MILWAUKEE — There’s some risk, but the U.S. economy is strong and could weather the current worldwide storm, according to a top economic forecaster.
He made the prediction as others are cautioning that an economic downturn could be on the horizon, if only because the last recession was a long time ago by economics standards. It was a decade ago.
Jason Schenker made his remarks as keynote speaker at Milwaukee Jewish Federation’s 2019 Economic Forum. Bloomberg News has ranked Schenker first in the world for his forecast accuracy in 25 categories, including the euro, the British pound, U.S. new home sales and U.S. jobs.
A sold-out crowd attended the luncheon at The Pfister Hotel, 424 E. Wisconsin Ave., Milwaukee, on Oct. 29, 2019. This year’s Economic Forum event marked seven years of “straight talk” about the national and Milwaukee-area economy.
“While our mission is to take care of the needs of the Jewish community and build a vibrant Jewish future, we know that cannot happen without a strong, vibrant Milwaukee,” Miryam Rosenzweig, president and CEO of Milwaukee Jewish Federation, told the audience of businesspeople.

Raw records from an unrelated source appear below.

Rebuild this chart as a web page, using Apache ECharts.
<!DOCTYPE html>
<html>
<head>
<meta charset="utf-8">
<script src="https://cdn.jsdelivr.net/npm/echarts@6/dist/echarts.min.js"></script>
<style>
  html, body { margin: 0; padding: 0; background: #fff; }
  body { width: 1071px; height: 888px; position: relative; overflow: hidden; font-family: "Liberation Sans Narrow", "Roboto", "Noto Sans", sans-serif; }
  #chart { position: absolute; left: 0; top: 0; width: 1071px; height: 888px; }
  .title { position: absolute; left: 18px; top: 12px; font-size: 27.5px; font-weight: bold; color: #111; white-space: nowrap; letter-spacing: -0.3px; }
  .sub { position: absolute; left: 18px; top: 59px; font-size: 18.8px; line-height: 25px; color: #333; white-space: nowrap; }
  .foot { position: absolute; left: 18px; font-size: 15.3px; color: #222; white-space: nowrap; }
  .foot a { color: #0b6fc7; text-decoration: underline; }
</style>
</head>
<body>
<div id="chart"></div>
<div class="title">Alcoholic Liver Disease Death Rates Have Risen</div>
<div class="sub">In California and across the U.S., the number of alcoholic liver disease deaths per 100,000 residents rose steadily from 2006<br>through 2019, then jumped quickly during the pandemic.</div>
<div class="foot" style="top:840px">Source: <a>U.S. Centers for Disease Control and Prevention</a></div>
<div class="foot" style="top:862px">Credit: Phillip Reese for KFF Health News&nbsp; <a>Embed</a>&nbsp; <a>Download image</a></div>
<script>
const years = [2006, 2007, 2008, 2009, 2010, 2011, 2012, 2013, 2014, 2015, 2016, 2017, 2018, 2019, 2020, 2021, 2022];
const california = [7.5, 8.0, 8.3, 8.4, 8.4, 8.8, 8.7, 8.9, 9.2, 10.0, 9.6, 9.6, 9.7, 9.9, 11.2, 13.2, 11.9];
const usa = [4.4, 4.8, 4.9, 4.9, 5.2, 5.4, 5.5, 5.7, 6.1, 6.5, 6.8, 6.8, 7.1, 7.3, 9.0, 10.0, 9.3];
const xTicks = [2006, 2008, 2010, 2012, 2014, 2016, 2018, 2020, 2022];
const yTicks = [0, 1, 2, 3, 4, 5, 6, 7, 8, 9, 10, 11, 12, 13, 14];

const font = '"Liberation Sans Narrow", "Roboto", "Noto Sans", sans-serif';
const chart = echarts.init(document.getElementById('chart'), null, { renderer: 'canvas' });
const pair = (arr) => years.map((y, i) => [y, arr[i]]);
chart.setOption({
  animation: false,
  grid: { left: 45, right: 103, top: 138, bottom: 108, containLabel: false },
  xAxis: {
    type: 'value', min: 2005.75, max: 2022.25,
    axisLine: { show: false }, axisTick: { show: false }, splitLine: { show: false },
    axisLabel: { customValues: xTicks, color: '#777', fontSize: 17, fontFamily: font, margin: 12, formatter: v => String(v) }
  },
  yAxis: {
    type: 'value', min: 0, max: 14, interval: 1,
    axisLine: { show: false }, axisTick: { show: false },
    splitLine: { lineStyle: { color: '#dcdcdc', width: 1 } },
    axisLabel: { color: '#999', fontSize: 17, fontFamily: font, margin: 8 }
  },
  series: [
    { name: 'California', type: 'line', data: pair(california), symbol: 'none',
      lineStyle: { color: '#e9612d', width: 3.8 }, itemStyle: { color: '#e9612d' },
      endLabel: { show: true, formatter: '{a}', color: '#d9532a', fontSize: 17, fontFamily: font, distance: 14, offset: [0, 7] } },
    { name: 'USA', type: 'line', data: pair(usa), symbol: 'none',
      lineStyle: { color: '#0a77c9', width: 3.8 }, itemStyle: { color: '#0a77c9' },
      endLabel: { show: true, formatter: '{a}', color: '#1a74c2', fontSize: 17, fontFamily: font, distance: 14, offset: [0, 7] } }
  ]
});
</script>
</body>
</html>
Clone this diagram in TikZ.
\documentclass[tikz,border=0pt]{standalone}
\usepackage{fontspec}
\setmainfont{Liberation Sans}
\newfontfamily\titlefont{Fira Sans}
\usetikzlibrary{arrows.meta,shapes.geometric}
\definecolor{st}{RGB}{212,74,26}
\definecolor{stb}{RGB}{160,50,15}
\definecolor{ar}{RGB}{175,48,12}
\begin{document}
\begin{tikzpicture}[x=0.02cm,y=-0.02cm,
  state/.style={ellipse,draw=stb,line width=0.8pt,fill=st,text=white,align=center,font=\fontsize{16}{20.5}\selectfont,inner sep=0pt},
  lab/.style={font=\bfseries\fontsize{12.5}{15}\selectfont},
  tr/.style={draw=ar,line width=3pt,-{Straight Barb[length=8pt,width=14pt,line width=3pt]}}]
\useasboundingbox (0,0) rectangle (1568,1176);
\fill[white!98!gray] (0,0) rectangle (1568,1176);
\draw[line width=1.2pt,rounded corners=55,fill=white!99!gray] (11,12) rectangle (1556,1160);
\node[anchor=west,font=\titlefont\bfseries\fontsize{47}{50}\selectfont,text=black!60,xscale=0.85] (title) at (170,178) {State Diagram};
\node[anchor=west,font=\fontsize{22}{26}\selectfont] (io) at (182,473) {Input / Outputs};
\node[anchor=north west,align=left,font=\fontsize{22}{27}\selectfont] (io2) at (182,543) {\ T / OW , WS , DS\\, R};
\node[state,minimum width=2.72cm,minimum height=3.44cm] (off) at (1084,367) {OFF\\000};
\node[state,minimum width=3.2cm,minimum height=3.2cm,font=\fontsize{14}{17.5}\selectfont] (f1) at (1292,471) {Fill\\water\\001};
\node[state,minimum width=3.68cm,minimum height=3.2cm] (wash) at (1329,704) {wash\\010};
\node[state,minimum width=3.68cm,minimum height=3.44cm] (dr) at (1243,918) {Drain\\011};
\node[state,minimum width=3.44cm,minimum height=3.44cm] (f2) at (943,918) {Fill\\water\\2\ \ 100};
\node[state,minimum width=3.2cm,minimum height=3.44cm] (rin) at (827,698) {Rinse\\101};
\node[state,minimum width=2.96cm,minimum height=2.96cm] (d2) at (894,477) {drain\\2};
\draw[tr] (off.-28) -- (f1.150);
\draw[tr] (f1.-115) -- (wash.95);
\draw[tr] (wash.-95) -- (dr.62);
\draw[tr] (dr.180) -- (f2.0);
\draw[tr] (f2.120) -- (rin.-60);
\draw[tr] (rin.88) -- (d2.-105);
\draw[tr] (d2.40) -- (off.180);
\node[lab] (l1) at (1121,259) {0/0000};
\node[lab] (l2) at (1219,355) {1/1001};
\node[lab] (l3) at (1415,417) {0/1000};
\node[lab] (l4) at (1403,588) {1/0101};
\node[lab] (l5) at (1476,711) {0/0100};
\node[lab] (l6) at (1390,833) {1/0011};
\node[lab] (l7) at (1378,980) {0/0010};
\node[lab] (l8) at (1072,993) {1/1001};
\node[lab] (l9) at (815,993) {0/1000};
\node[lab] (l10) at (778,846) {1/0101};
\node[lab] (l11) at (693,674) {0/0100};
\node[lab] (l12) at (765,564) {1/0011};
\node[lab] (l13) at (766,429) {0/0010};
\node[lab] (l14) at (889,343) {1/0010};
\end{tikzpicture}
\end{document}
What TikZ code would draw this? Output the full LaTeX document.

After the event, Rosenzweig said it was “humbling to be in the room with local business leaders, including many of the great philanthropists of the Milwaukee area. When business and philanthropy work together, the results are the strength we see in today’s Milwaukee. We can envision a strong future together.”
The welcoming hosts of the event included Moshe Katz, board chair of Milwaukee Jewish Federation; Linda Gorens-Levey, partner of General Capital Group; David Lubar, president and CEO of Lubar & Co; Greg Marcus, president & CEO of Marcus Corp.; and Rosenzweig. Linda Gorens-Levey, Lubar and Marcus were all co-chairs of the event, along with Allan “Bud” Selig, commissioner emeritus of Major League Baseball.
Though Schenker told the room that “the global economy isn’t growing much right now,” he expressed some optimism for the U.S. economy.
“Our economy is the strongest in the developed world,” he said. “The consumer is very, very strong and that is 70 percent of the economy.”
Locally, we may see more international interest akin to Foxconn, he said. “Everyone’s trying to get their tech manufacturing out of China fast,” he said.
The reasoning is twofold: The prospect of both tariffs against China and the management of Chinese security issues. The number of Chinese patents for quantum computing has outstripped American efforts, Schenker said, and this “is just one of the areas that has become a national security issue.” He foresees the U.S. government taking such security issues seriously.
Several panelists joined Schenker on stage. They were Joel Brennan, secretary of the Wisconsin Department of Administration; Peggy Coakley, president and CEO of Coakley Brothers and Brothers Interiors; and Kevin Zaba, group executive and platform president at Rexnord.
Panelists discussed the challenge of finding workers in Wisconsin, an issue that has been coming up at similar economic events in Wisconsin for years. There was discussion of working harder than ever to embrace diversity and using technology to reduce the need for the human workers that can’t be found. Talk turned to recruiting inmates upon release from prison.
Brennan said Milwaukee’s best path will be leveraging the assets already here.
“Milwaukee is not going to be the next Austin,” he said. “We need to figure out how we can be the best Milwaukee.”
Moderator Mike Gousha, distinguished fellow in law and public policy at Marquette University Law School, asked how much politics play into the panelists’ business plans.
“Blue or red, we still make green,” Coakley said. “I think you have to put the noise aside and focus on what’s right for your organization.”